Contributors have been asking to ensure value for money and efficient delivery of services to fight HIV and AIDS, especially given the tough conditions that came about as a result of the global financial meltdown.
AIDS, which the United Nations says has killed 25 million people, is classed as a “global epidemic”. However, there are some scientists who counter this view with radically different opinions of their own.
According to Professor Peter Duesberg from the University of California, Berkeley, HIV is just another virus. Duesberg says the world has been brainwashed into thinking AIDS is an infectious disease.
”It is a lifestyle disease,” he said. Professor Duesberg’s opinions on AIDS being a sexually transmitted disease are also far from the mainstream medical view.
“In order to pick up the virus from somebody who has it, you have to have thousands of sexual contacts – with somebody who is positive, not counting dates with negative ones,” he said.
No one argues that HIV/AIDS is a problem.
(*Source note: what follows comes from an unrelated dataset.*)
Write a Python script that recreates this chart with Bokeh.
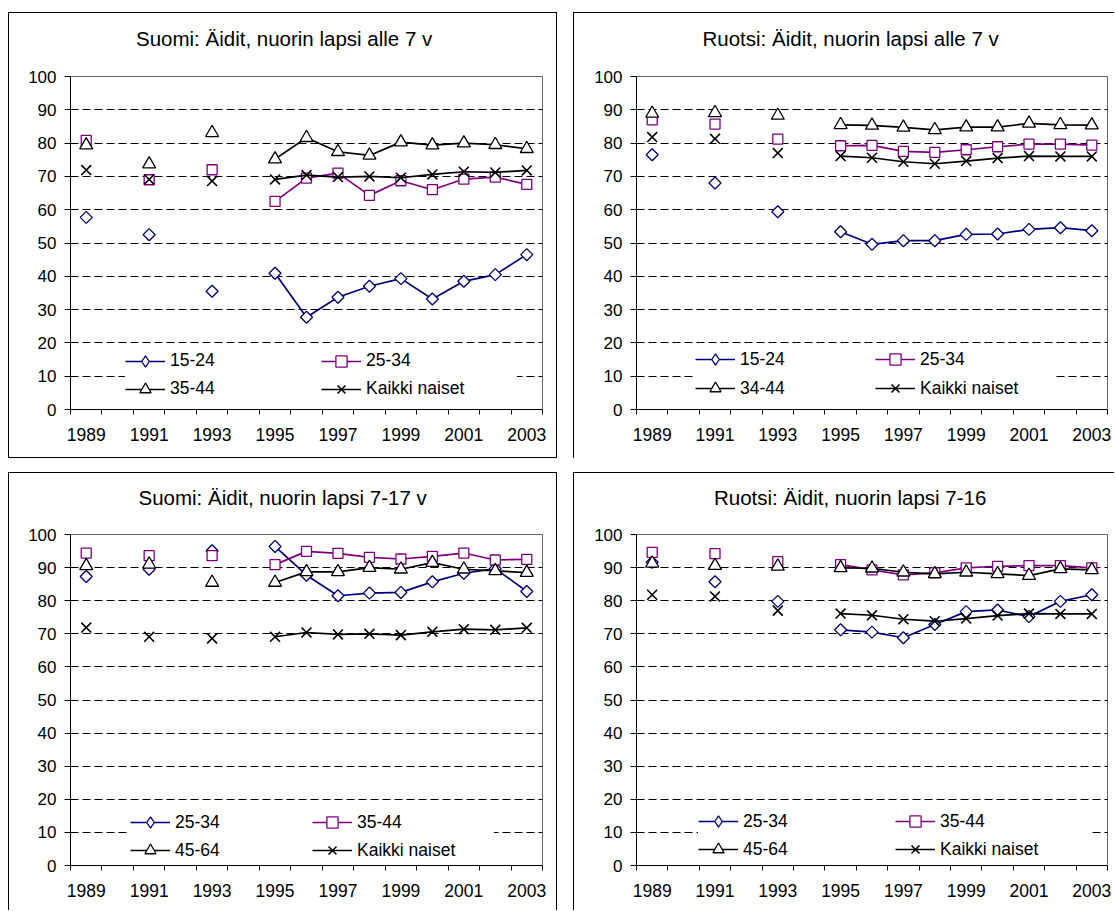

It is the causes and effects of immunodeficiency diseases which are the focus of debate and disagreement in the medical community and those concerned with the infection.
Charlene Cotton says HIV saved her life – not something heard very often.
“My life before HIV was a sad story,” she told RT. “I used to go weeks and weeks to get high, get high until I passed out.”
Seven years ago, an HIV diagnosis prompted her to change her lifestyle.
“I have been clean for six years,” she said. “HIV started the ball of my new life.”
Now, Charlene takes a cocktail of HIV-fighting drugs every day and says it is like fighting any other disease.
In the US, Obama’s new strategy is mostly focused on the domestic fight with HIV and AIDS. For the first time, the US national AIDS plan specifically targets gay and bisexual men and African-Americans.
Ron Simmons – who is black, gay and HIV positive – says targeting risk groups is actually a good thing and more efficient. He heads a support group for gay, HIV-positive, black men.
“I was on the wave of sexual revolution,” he said. “When I found out I was positive I was not surprised by it.”
While acknowledging that lifestyle has a great deal to do with HIV diagnosis, Ron says people should avoid social stigmatization.
”Do not get into how you got sick. That is not important how you got sick,” he said. “The fact is you are sick.”
However, some scientists at the forefront of the battle against AIDS say that dealing with how it is contracted remains the key to its prevention while continuing to search for a cure.
Human rights activists say the key to curbing the disease is access to universal care.A group of AIDS activists has filed a complaint with the UN against the United States. They claim President Obama's policies favor multi-national pharmaceutical companies, raising the cost of treatment.
Sean Flynn from the Washington College of Law says the move will have an impact on patients worldwide.
“The US continues to sanction developing countries for not escalating intellectual property policies beyond [what] is required by the World Trade Organization agreements. And the impact of those escalations will be less affordable medication in developing countries,” he says.
AIDS activist Matthew Kavanagh, who attended the Vienna conference, agrees.
“We are actually complaining about the fact that unfortunately the Obama administration is continuing some Bush-era policies that said that they are going to threaten countries with trade sanctions for simply trying to make medicines more affordable to their people, including HIV medicines,” he said.
At the same time, some like Neville Hodgkinson – a journalist specializing in AIDS – believe that scientists are misdirecting their efforts.
“I started writing about [AIDS] 25 years ago, and held the conventional view that AIDS is caused by a new virus, when that theory was put forward in 1980s. But over the years I have come to the conclusion that scientists, who have been challenging that conclusion, have got a very strong point,” Hodgkinson told RT.